What filmmakers or novelists influence you?

Oh, so many – I’ll be listing forever. Filmmakers: Hitchcock, Polanski, Howard Hawks, George Cukor, Billy Wilder, Preston Sturges, Coppola, Kubrick, Cameron Crowe, the Coen brothers, Neil Jordan, Bruce Robinson, Frank Darabont, Brad Anderson.

Novelists: Shirley Jackson, the Brontes, Daphne Du Maurier, Ira Levin, Stephen King, Charlotte Perkins Gilman, Mary Shelley, Madeleine L’Engle. Let’s not forget playwrights, either: Shakespeare, Shaw, Lillian Hellman, Claire Booth Luce, Tom Stoppard, Rogers and Hammerstein… and musicians… and artists…

I’m leaving out about a million indispensible influence.

How many hours a day do you spend writing?
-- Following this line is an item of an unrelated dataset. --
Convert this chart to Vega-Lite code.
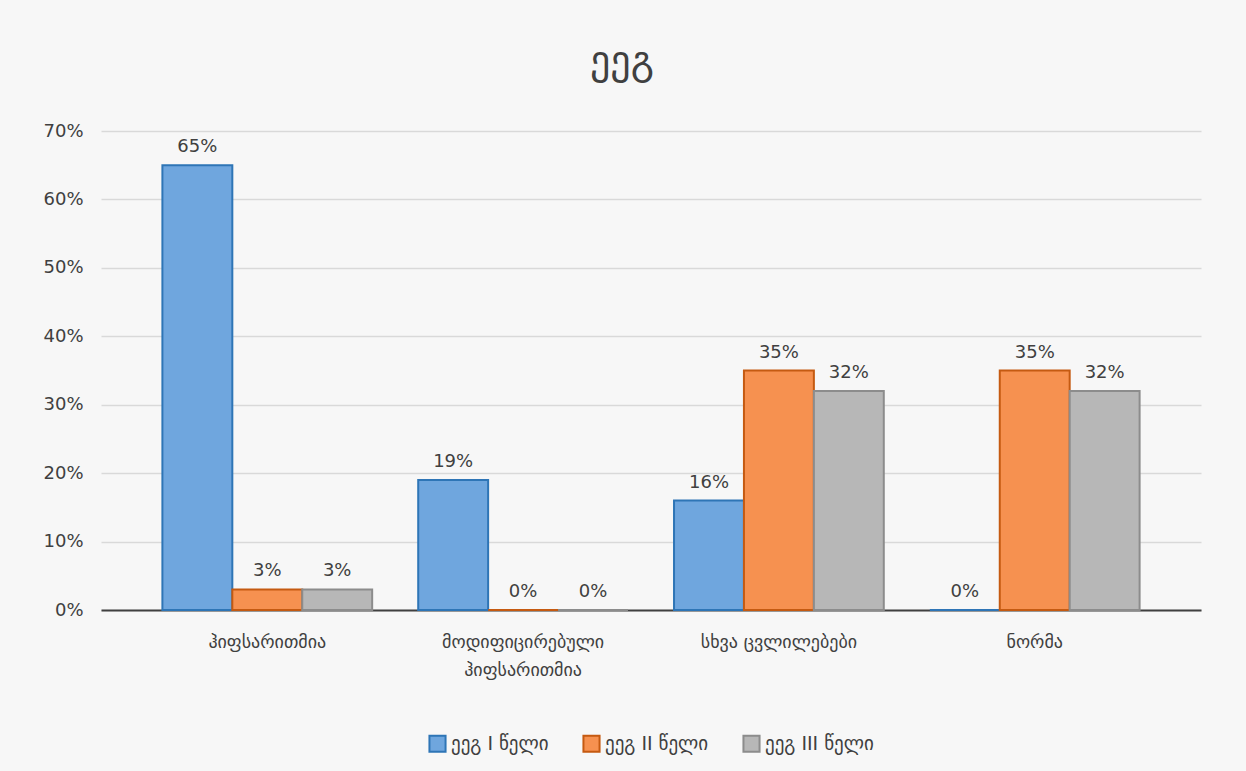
{
  "$schema": "https://vega.github.io/schema/vega-lite/v6.json",
  "width": 1246,
  "height": 771,
  "autosize": {"type": "fit", "contains": "padding"},
  "padding": {"left": 42, "right": 45, "top": 42, "bottom": 15},
  "background": "#f7f7f7",
  "title": {
    "text": "ეეგ",
    "fontSize": 40,
    "font": "DejaVu Sans",
    "fontWeight": "normal",
    "color": "#404040",
    "offset": 40,
    "frame": "bounds"
  },
  "config": {
    "view": {"stroke": null},
    "font": "DejaVu Sans",
    "legend": {"layout": {"bottom": {"anchor": "middle"}}}
  },
  "data": {
    "values": [
      {"category": "ჰიფსარითმია", "series": "ეეგ I წელი", "value": 0.65},
      {"category": "ჰიფსარითმია", "series": "ეეგ II წელი", "value": 0.03},
      {"category": "ჰიფსარითმია", "series": "ეეგ III წელი", "value": 0.03},
      {"category": "მოდიფიცირებული ჰიფსარითმია", "series": "ეეგ I წელი", "value": 0.19},
      {"category": "მოდიფიცირებული ჰიფსარითმია", "series": "ეეგ II წელი", "value": 0.0},
      {"category": "მოდიფიცირებული ჰიფსარითმია", "series": "ეეგ III წელი", "value": 0.0},
      {"category": "სხვა ცვლილებები", "series": "ეეგ I წელი", "value": 0.16},
      {"category": "სხვა ცვლილებები", "series": "ეეგ II წელი", "value": 0.35},
      {"category": "სხვა ცვლილებები", "series": "ეეგ III წელი", "value": 0.32},
      {"category": "ნორმა", "series": "ეეგ I წელი", "value": 0.0},
      {"category": "ნორმა", "series": "ეეგ II წელი", "value": 0.35},
      {"category": "ნორმა", "series": "ეეგ III წელი", "value": 0.32}
    ]
  },
  "encoding": {
    "x": {
      "field": "category",
      "type": "nominal",
      "sort": null,
      "scale": {"paddingInner": 0.18, "paddingOuter": 0.24},
      "axis": {
        "title": null,
        "labelAngle": 0,
        "labelFontSize": 18,
        "labelColor": "#404040",
        "labelPadding": 23,
        "ticks": false,
        "domainColor": "#404040",
        "domainWidth": 2,
        "labelExpr": "datum.label == 'მოდიფიცირებული ჰიფსარითმია' ? ['მოდიფიცირებული', 'ჰიფსარითმია'] : datum.label",
        "labelLineHeight": 28
      }
    },
    "xOffset": {"field": "series", "type": "nominal", "sort": null},
    "y": {
      "field": "value",
      "type": "quantitative",
      "scale": {"domain": [0, 0.7]},
      "axis": {
        "title": null,
        "format": ".0%",
        "tickCount": 7,
        "labelFontSize": 18,
        "labelColor": "#404040",
        "labelPadding": 18,
        "ticks": false,
        "domain": false,
        "gridColor": "#d9d9d9",
        "gridWidth": 1.5
      }
    }
  },
  "layer": [
    {
      "mark": {"type": "bar", "strokeWidth": 2},
      "encoding": {
        "color": {
          "field": "series",
          "type": "nominal",
          "sort": null,
          "scale": {"range": ["#6fa6de", "#f69150", "#b7b7b7"]},
          "legend": {
            "title": null,
            "orient": "bottom",
            "direction": "horizontal",
            "symbolType": "square",
            "symbolSize": 260,
            "symbolStrokeWidth": 2,
            "labelFontSize": 19,
            "labelColor": "#404040",
            "columnPadding": 30,
            "offset": 55
          }
        },
        "stroke": {
          "field": "series",
          "type": "nominal",
          "sort": null,
          "scale": {"range": ["#2e75b6", "#c55a11", "#8c8c8c"]},
          "legend": null
        }
      }
    },
    {
      "mark": {"type": "text", "dy": -18, "fontSize": 18, "color": "#404040"},
      "encoding": {
        "text": {"field": "value", "type": "quantitative", "format": ".0%"}
      }
    }
  ]
}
Pretty much a full business day, 8-4. Some days every waking hour (and dreaming hour, too). Unfortunately not all of that is writing, though – there’s so much business involved in the business of writing. Every day is at least a couple hours of that, and after a book comes out, of course, you can have full days and weeks of just promotion, it’s grueling.

Give me five words which best describe Alexandra Sokoloff?

Chameleon, gypsy, feminist, empath, witch.